Exercise objective:
Word for word, print each line of the listing below; pictures stay out.

>> Begin Data shown

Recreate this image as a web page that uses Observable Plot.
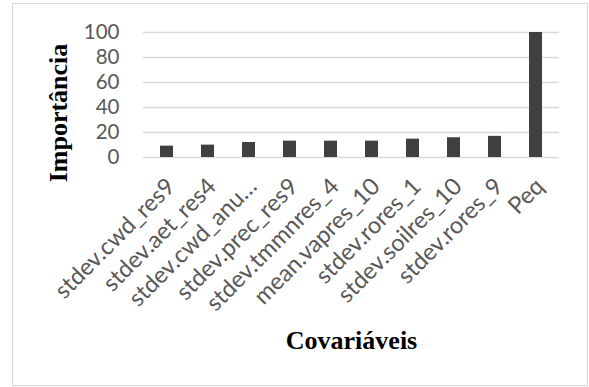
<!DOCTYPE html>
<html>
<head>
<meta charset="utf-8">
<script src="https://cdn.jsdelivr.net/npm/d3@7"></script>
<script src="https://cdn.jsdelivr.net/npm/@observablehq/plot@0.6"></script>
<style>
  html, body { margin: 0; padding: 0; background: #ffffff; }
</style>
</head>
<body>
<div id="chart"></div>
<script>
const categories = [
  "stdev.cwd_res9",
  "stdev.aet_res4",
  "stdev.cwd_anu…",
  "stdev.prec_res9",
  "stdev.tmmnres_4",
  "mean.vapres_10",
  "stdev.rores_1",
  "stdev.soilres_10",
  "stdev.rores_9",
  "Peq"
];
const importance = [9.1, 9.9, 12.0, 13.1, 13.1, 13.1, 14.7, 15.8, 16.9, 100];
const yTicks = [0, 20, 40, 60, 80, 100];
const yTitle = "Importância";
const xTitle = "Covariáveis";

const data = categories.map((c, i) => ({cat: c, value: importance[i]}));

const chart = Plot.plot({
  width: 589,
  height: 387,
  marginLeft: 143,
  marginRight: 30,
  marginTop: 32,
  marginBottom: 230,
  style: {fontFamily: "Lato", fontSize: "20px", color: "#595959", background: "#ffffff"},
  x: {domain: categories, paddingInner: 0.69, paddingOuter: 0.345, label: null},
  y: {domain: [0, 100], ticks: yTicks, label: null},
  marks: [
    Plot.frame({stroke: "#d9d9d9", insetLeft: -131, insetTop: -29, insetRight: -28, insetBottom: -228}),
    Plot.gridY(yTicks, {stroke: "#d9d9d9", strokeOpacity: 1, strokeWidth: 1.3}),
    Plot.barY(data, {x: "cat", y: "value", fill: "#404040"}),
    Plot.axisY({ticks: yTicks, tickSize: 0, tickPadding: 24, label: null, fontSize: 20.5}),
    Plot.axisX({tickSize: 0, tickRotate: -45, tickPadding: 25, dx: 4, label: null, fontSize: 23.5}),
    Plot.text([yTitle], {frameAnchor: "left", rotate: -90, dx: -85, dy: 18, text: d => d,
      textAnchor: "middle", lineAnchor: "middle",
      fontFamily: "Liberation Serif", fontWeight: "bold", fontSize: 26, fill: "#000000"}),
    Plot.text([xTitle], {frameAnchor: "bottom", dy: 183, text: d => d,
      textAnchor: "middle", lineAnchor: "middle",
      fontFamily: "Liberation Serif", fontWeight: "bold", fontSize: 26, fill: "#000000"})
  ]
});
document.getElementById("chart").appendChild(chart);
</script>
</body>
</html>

>> End Data shown

Task answer:
Recreate this image as a web page that uses Observable Plot.
<!DOCTYPE html>
<html>
<head>
<meta charset="utf-8">
<script src="https://cdn.jsdelivr.net/npm/d3@7"></script>
<script src="https://cdn.jsdelivr.net/npm/@observablehq/plot@0.6"></script>
<style>
  html, body { margin: 0; padding: 0; background: #ffffff; }
</style>
</head>
<body>
<div id="chart"></div>
<script>
const categories = [
  "stdev.cwd_res9",
  "stdev.aet_res4",
  "stdev.cwd_anu…",
  "stdev.prec_res9",
  "stdev.tmmnres_4",
  "mean.vapres_10",
  "stdev.rores_1",
  "stdev.soilres_10",
  "stdev.rores_9",
  "Peq"
];
const importance = [9.1, 9.9, 12.0, 13.1, 13.1, 13.1, 14.7, 15.8, 16.9, 100];
const yTicks = [0, 20, 40, 60, 80, 100];
const yTitle = "Importância";
const xTitle = "Covariáveis";

const data = categories.map((c, i) => ({cat: c, value: importance[i]}));

const chart = Plot.plot({
  width: 589,
  height: 387,
  marginLeft: 143,
  marginRight: 30,
  marginTop: 32,
  marginBottom: 230,
  style: {fontFamily: "Lato", fontSize: "20px", color: "#595959", background: "#ffffff"},
  x: {domain: categories, paddingInner: 0.69, paddingOuter: 0.345, label: null},
  y: {domain: [0, 100], ticks: yTicks, label: null},
  marks: [
    Plot.frame({stroke: "#d9d9d9", insetLeft: -131, insetTop: -29, insetRight: -28, insetBottom: -228}),
    Plot.gridY(yTicks, {stroke: "#d9d9d9", strokeOpacity: 1, strokeWidth: 1.3}),
    Plot.barY(data, {x: "cat", y: "value", fill: "#404040"}),
    Plot.axisY({ticks: yTicks, tickSize: 0, tickPadding: 24, label: null, fontSize: 20.5}),
    Plot.axisX({tickSize: 0, tickRotate: -45, tickPadding: 25, dx: 4, label: null, fontSize: 23.5}),
    Plot.text([yTitle], {frameAnchor: "left", rotate: -90, dx: -85, dy: 18, text: d => d,
      textAnchor: "middle", lineAnchor: "middle",
      fontFamily: "Liberation Serif", fontWeight: "bold", fontSize: 26, fill: "#000000"}),
    Plot.text([xTitle], {frameAnchor: "bottom", dy: 183, text: d => d,
      textAnchor: "middle", lineAnchor: "middle",
      fontFamily: "Liberation Serif", fontWeight: "bold", fontSize: 26, fill: "#000000"})
  ]
});
document.getElementById("chart").appendChild(chart);
</script>
</body>
</html>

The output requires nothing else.